My journey started in private. Private sessions to focus on the basics. Focus on my ability not inability to move. I embraced my instruction, learned to breath in rhythm of the motion and equipment, allowed the equipment to support me and regained trust in myself. It was a means to gain ballast, balance and became a life mantra.

Slowly the weight started to melt, my range of motion increased and my confidence started to gain positive momentum. The equipment was not intimating it became a gentle net of support. I was kindly supported with Kristin’s expert instruction and lovingly encouraged to push my sore body. I discovered a renewed resiliency.

Yes, I’m now a poser. I was all ready to join the SJGR club, to acquiesce being on the decline. It wasn’t my age that was making me sick.  I was made ill through the excesses of a successful modern life.. too much, too many chemicals, not enough fresh, clean food. I got better through a complete food overhaul and by embracing Pilates.

Today, I am vertical: very, very vertical. I have excellent range of motion and walk an average of 7 miles daily. This summer I am travelling Europe as part of the Remote Year program. In each city, I seek out private Pilates studios to continue to study. It has become my foundation to a highly dynamic program.

 In Belgrade, I was treated to an advanced studio with focus on personalized progression. In my first session, I stopped with an exercise prior to the queue. I did eight repetitions. The instructor in her abrupt manner (for the full effect – muster your best Eastern European accent) called me out with, ‘there’s nothing wrong with your body, you need to do a few more..’. Initially I was startled and a tad pissed off. Then I realized she did not know my journey, she only saw me today. I was holding back, because of my own fear not because of my ability. She saw someone strong. It was then that I realized this was a gift. I am capable. I am still an athlete. Tears welled in my ears and do every time I think of this moment.  At this very moment, I knew I wasn’t sick any more. Fuck the SJGR club. At this moment, I had the strength, confidence and mettle of the 16 year old skater I was that just landed her first flawless double axel. It was and still feels awesome.  I was back. I was fucking back.

Yes, I am a poser. Now that I’m In Lisbon (new month/new city), my instructor started our relationship with an evaluation. Through her 12 point program, I ranked highest in 9 areas with 3 requiring improvement (damn you, side plank). She is a former professional classical ballet dancer that moves effortless through space with a gliding natural gait. I think she levitates.  Her approach is stylistic with an elegant approach but not lacking in strength. Her studio is perched atop a narrow cobblestone street in old town Lisbon. It is a workout to get there and so worth the effort.

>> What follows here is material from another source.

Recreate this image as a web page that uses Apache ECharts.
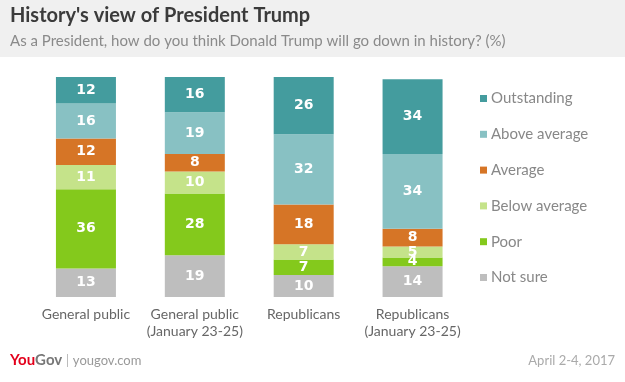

As a newly minted and re-focused poser.. I’m finding that I will seek out those who will help me grow my practice, enhance my form. There is no competitive Pilates. It’s all about you and your journey. There is no gold medal. This is about a personal path. It’s about skill building, discipline, vitality and individual growth. This is not something you can buy, you must earn it. There is something vastly satisfying in individual accomplishment. No one needs to know my journey. I guess you do now. You will not see pictures of me in my finest lululemon garb doing planks (but if I could master the side plank, then maybe I’d entertain showing off) on the Portugal cliffs. But I am not ready for the SJGR club. Never ever, ever give up! Own your destiny.. Strike a pose…

 P.S… I’m toying with the idea of writing about my entire journey.. diagnosis, minimalism, regaining equilibrium post-divorce, post- corporate career and facing the downside of being middle aged. It’s a very exciting and challenging time like reverse teen years. Let me know if you think that would be interesting too. I’m not looking to do a vanity piece, more of an instruction manual, because I feel like I’m discovering this on my own. There are no role models, we’re inventing this as we’re going! It could be fun.